(2010-01-12) Though insisting they still have the ability to “put uniforms where we need them”, MSP recently acknowledged that fewer troopers than yesteryear perform public safety services. This continues a trend. Eight years ago a gun control law called ballistic fingerprinting resulted in MSP rolling fewer troopers on the highways, since cash was diverted to hire lab technicians on a system that has yet to function right. Today even more social experiments divert strength from core police operations. Leadership wants the federal grant money that comes with running trendy task forces, and what officer wouldn’t rather cash his pay check for serving back at the office (and get a gold star in the jacket for promotion) instead of driving a beat at 3AM? Bad guys you chase on paper are nowhere near as dangerous as bad guys you chase down in a tough neighborhood. Leadership today creates incentives for the wrong behavior.
Seven years ago, as MSP ramped up its lab operations – and reduced public services – John Mohammed killed ten people in what has been called the ‘beltway sniper attacks.’ (He was a terrorist – not a sniper.) But people were also terrorized by the midnight knock on the door from police in full black velcro mode, who shined lights in their faces and demanded “where is your AR-15?” Like a scene out of Red Dawn, police harvested data from shops and ranges, compiled databases, and tracked gun owners, not leads. One and possibly two victims died after the real killers tried to make contact with police, yet couldn’t get attention because officials fixated on guns, veterans and white vans.
Mohammed was just executed in Virginia, but the legacy of intimidation from that era lives on. Using gun records seized years ago (and expanded since then) Montgomery County’s “sniper task force” has spent more money and persecuted more people over gun ownership since the real terrorists were caught than during the shooting spree. And all the while fewer cops each day head out to wage the real battle for public safety. Again … this is the trend.
Which brings us back to ballistic fingerprinting. Even without the high-tech angle, we see reports of judges looking skeptically at testimony involving “toolmarks” (the correct legal description of analysis of this type) used in study of bullets, shell casings and firearms associated with crime scenes. Imagine the credibility issues to overcome some day should Maryland’s system finally suggest a real lead between crime scene evidence and some firearm purchase. It would probably not be accepted in court, and at that point, further evidence obtained on the back of an affidavit claiming a shell case match would be excluded as fruit of the poison tree. That is worse than useless.
Watch closely in the coming legislative session. The real extremists will be the officials who champion creation of more task forces, and defend retention of ballistic fingerprinting restrictions. Anyone willing to spend our taxes on a failed system just to deny a few gun purchases, in an era of rising crime and reduced revenue, really is hard core.

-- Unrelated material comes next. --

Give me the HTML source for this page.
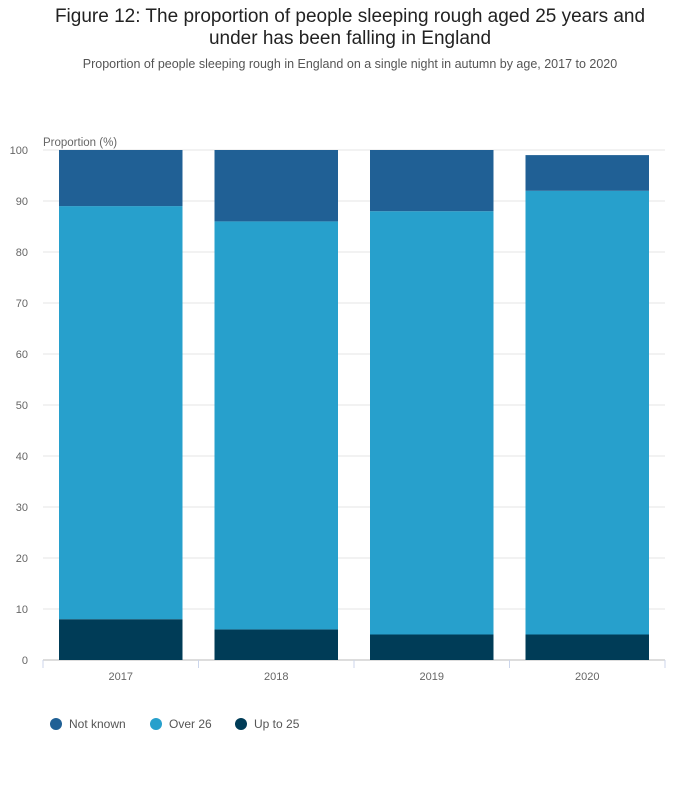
<!DOCTYPE html>
<html><head><meta charset="utf-8">
<style>
body{margin:0;background:#fff;font-family:"Liberation Sans",sans-serif;}
#wrap{position:relative;width:700px;height:810px;}
h1{position:absolute;top:6px;left:0;width:700px;text-align:center;font-size:19px;font-weight:normal;color:#222;margin:0;line-height:22px;}
#sub{position:absolute;top:57px;left:0;width:700px;text-align:center;font-size:12.5px;color:#555;}
</style></head><body>
<div id="wrap">
<h1>Figure 12: The proportion of people sleeping rough aged 25 years and<br>under has been falling in England</h1>
<div id="sub">Proportion of people sleeping rough in England on a single night in autumn by age, 2017 to 2020</div>
<svg id="chart" width="700" height="810" style="position:absolute;top:0;left:0"></svg>
</div>
<script>
const categories=["2017","2018","2019","2020"];
const upTo25=[8,6,5,5];
const over26=[81,80,83,87];
const notKnown=[11,14,12,7];
const yTicks=[0,10,20,30,40,50,60,70,80,90,100];
const seriesNames=["Not known","Over 26","Up to 25"];
const colors={"Not known":"#206095","Over 26":"#27a0cc","Up to 25":"#003c57"};
const svg=document.getElementById('chart');
const NS='http://www.w3.org/2000/svg';
const x0=43,x1=665,yBase=660,yTop=150;
const y=v=>yBase-(v/100)*(yBase-yTop);
const band=(x1-x0)/categories.length;
function mk(tag,attrs){const e=document.createElementNS(NS,tag);for(const k in attrs)e.setAttribute(k,attrs[k]);svg.appendChild(e);return e;}
yTicks.forEach(t=>{
 const g=mk('line',{x1:x0,x2:x1,y1:y(t),y2:y(t),stroke:t===0?'#bbb':'#e5e5e5'});
 
 
 const tx=mk('text',{x:28,y:y(t)+4,'text-anchor':'end','font-size':11,fill:'#666','font-family':'Liberation Sans'});
 tx.textContent=t;
 
 
});
const yt=mk('text',{x:43,y:146,'font-size':11.5,fill:'#666','font-family':'Liberation Sans'});
yt.textContent='Proportion (%)';


const stacks=[["Up to 25",upTo25],["Over 26",over26],["Not known",notKnown]];
categories.forEach((c,i)=>{
 const bx=x0+i*band+16,bw=band-32;
 let acc=0;
 stacks.forEach(([n,arr])=>{
  const v=arr[i];
  const r=mk('rect',{x:bx,y:y(acc+v),width:bw,height:y(acc)-y(acc+v),fill:colors[n]});
  
  
  acc+=v;
 });
 const tx=mk('text',{x:x0+i*band+band/2,y:680,'text-anchor':'middle','font-size':11,fill:'#666','font-family':'Liberation Sans'});
 tx.textContent=c;
 
 
});
for(let i=0;i<=categories.length;i++){
 const t=mk('line',{x1:x0+i*band,x2:x0+i*band,y1:660,y2:668,stroke:'#ccd6eb'});
 
 
}
const lx=[56,156,241];
seriesNames.forEach((n,i)=>{
 const c=mk('circle',{cx:lx[i],cy:724,r:6,fill:colors[n]});
 
 
 const t=mk('text',{x:lx[i]+13,y:728,'font-size':12,fill:'#555','font-family':'Liberation Sans'});
 t.textContent=n;
 
 
});
</script>
</body></html>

The legislative session will kick off in a few short weeks, the last session of this four year term. It should be a zesty one! The state budget is in the dumpers, and while it would be austere in any case because of the national economy, it is far worse, indirectly, because of gun control. Yes, gun control. In the late 1990’s, Gov. Parris Glendening spent lavishly on creation of new entitlements, and the fiscal impact of those commitments is mounting. Why so much? Payola for special interests was one of the many prices he paid to in order to buy the votes needed for change in social policy. In effect he wrote a check against this year’s tax money in order to enact gun control a decade ago.
Understanding that dynamic is key to our defenses in the coming session. In the last decade, we have made clear it is very expensive to enact gun control. Bad officials in swing districts pay with their seats. We know there is always a price at which it is worth it to leadership to enact something anyway, so our mission is to ensure that when they do a cost-benefit analysis, the political cost they will pay to enact gun control will far outweigh any benefit they get by making a craven deal with special interests and cronies. This year gun grabbers will have few resources to play with in the first place, so our mission is to ensure that the price tag on a vote against freedom is prohibitively greater than what they have available to spend. (And yes, we must show everyone that the value of working with us is great too!)
Only your energy in organizing the faithful among our voting base, together with your donations to the PAC, let us condition the battlefield in this way. A strong war chest now telegraphs that we stand ready to defend friends and defeat foes. We can weather this session – as long as we make clear that it will never be cheap to infringe liberty.
Pre-filed gun bills are already in the hopper, ranging from penalty increases for gun misuse (that will only further vilify guns in the public eye) to unrealistic pro-gun measures from legislators who only want to posture so they can send you fund-raising letters later. There are plenty of technical measures in between. The battle is joined.